How I backed up all my wedding footage in the cloud


My wife and I absolutely love our wedding video. I honestly can’t imagine how it could have been any better. In addition to their excellent work, we chose Amari Productions as our videographers because they offered us the ability to get all our wedding footage in raw. This really appealed to us since we think it would make a really great anniversary present down the line to eventually produce a longer wedding movie. This presents us a problem — how do we download and store all this video?

We face an immediate problem: Amari has sent us a Google Drive folder with the 100 or so gigabytes of raw files (zipped) that will be deleted in about a few weeks. My wife and I are not at home at the moment, so it’s a bit impractical for us to download all of this to a terabyte hard drive.

A remote backup is definitely the right move. However, I am not quite ready yet to pay for that much Google Drive space every year. Can I do better with Google Cloud Storage?

Ideally, I want to solve for both 1) convenient data transfer and 2) cheap long-term storage.

What’s this going to cost?

My approach was to set up a Google Cloud Storage bucket as cheaply as possible. (For the non-technical reader: A bucket is like a folder in Drive.) I’ve estimating that it would cost me about $14 in the first year, given that I need to transfer the data and I’ll probably want to download it once. This is cheap enough that I don’t really care to estimate the exact annual cost thereafter, which will almost certainly be lower (maybe $7 a year).

I don’t expect to access the data that often, so the archival storage class seems good enough for me.
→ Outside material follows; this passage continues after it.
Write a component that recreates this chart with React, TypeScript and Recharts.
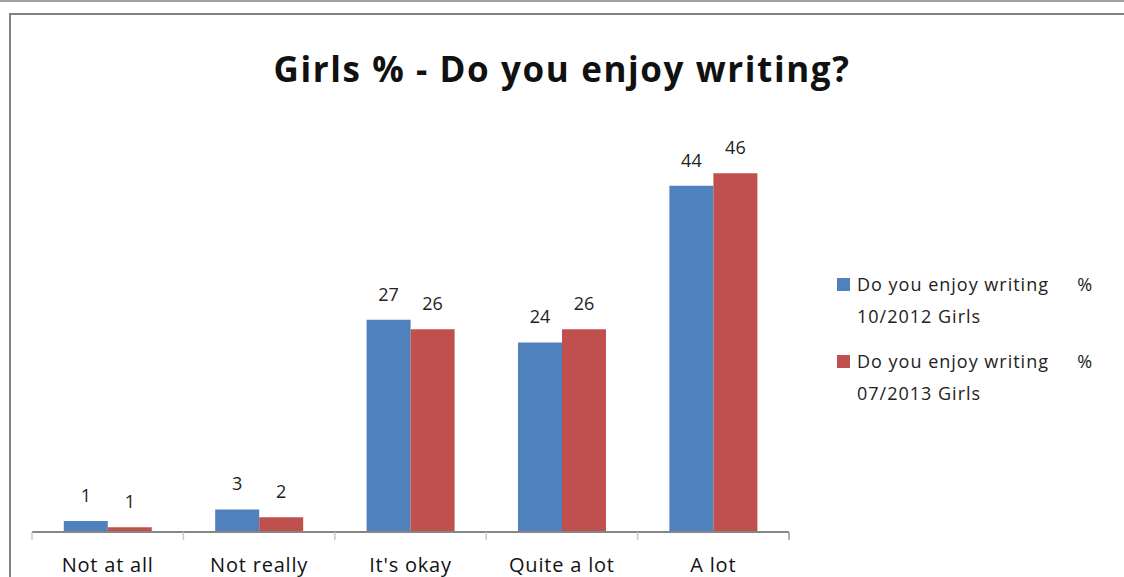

I feel pretty confident about GCP’s lack of data loss, so I only chose to host the data in a single data center.

Wedding Footage Cloud Storage Cost Estimates

How did I back it all up?

I basically followed this article ’s approach for copying data between Google Drive and Google Cloud Storage. The steps for me looked like:

  1. I “Added a Shortcut” from Amari’s shared folder to my personal drive. This was essential for the it to show up in my mounted drive later on.
  2. I created a cloud bucket that suited my needs. I called it gs://merose-wedding-video-raw. I typically use long, verbose names like these since bucket names have to be globally unique.
  3. I created a new Colab notebook and followed the steps mentioned in the article. After the setup, the actual transfer more or less amounted to a gsutil invocation.

Here’s the actual Colab that I used to make the transfer, if you’d like to do something similar yourself (remember to change the Drive folder name and destination bucket).

Google Colaboratory


I think I’ve met all my goals to have a convenient, cheap backup of my wedding videos. This whole process was incredibly easy: With Colab, I didn’t have to install or set anything up. Writing this article probably took ten times as long as it did to write the code. My favorite part: this basically amounts to renting a hard drive from Google, where they’re on the hook for maintenance.